Mons. Tomasi: la comunità cristiana è la più discriminata nel mondo
Con una stretta maggioranza, 23 voti a favore, 11 contrari e 13 astensioni, il Consiglio
dell'Onu per i diritti umani ha approvato ieri a Ginevra una controversa risoluzione
sulla diffamazione delle religioni. Presentata dal Pakistan a nome dei Paesi dell'Organizzazione
della Conferenza islamica il testo esprime ''profonda preoccupazione'' per la frequente
diffamazione delle religioni. Il documento tuttavia nomina solo l’Islam. Contraria
alla risoluzione la Santa Sede che ritiene la libertà di espressione strettamente
connessa alla libertà religiosa, come spiega, al microfono di Sergio Centofanti,
mons. Silvano Tomasi, osservatore permanente vaticano presso l’Ufficio Onu
di Ginevra:
R. – Se si
comincia ad aprire la porta ad un concetto di diffamazione che si applica alle idee,
poi, in qualche modo, lo Stato entra a decidere quando si è diffamata una religione
o no, e questo, alla fine, tocca la libertà religiosa.
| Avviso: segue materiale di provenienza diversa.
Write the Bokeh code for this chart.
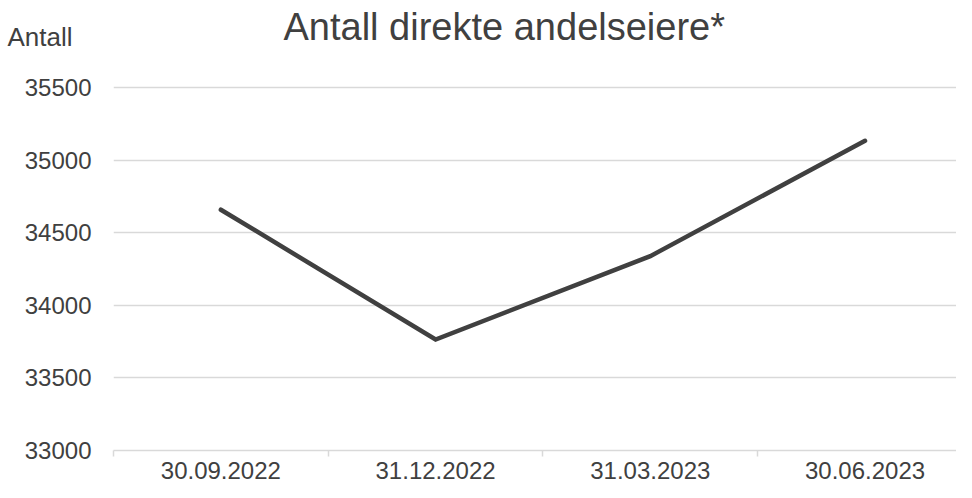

Per esempio, il riconoscimento
giuridico del concetto astratto di diffamazione della religione può essere utilizzato
per giustificare le leggi contro la blasfemia, che sappiamo bene come in alcuni Stati
siano utilizzate per attaccare minoranze religiose, in maniera anche violenta. La
sfida è quella di arrivare a trovare un equilibrio sano, che combini la propria libertà
con il rispetto dei sentimenti degli altri, e la strada per arrivare a questo obiettivo
è quella di accettare i principi fondamentali di libertà, che sono iscritti nei trattati
internazionali.
D. – Lei, nel suo intervento in Commissione,
ha denunciato l’aumento dell’intolleranza religiosa nel mondo, in particolare contro
le minoranze cristiane…
R. – Se guardiamo la situazione
mondiale, vediamo che, di fatto, i cristiani – come varie fonti stanno documentando
– sono il gruppo religioso più discriminato; si parla addirittura di più di 200 milioni
di cristiani, di una confessione o dell’altra, che si trovano in situazioni di difficoltà,
perché ci sono delle strutture legali o delle culture pubbliche che portano, in qualche
modo, ad una certa discriminazione nei loro riguardi. Questo è un dato di cui non
si parla moltissimo, che però è reale soprattutto se pensiamo agli scoppi di violenza
che sono capitati negli ultimi mesi in vari contesti politici e sociali.
D.
– Lei ha sottolineato inoltre che i cristiani sono sottoposti a discriminazione anche
in alcuni Paesi dove sono maggioritari, e dove si stanno perseguendo nuove politiche
laiciste che mirano a ridurre il ruolo della religione nella vita pubblica…
R.
– Ci sono delle situazioni particolari, che portano ad una certa emarginazione di
coloro che veramente credono e vivono la loro fede cristiana. Ci sono delle situazioni
– anche dichiarazioni pubbliche parlamentari – che attaccano questo o quell’aspetto
della credenza cristiana, e questo tende a relegare i cristiani ai margini della società
e a togliere il contributo dei loro valori alla società.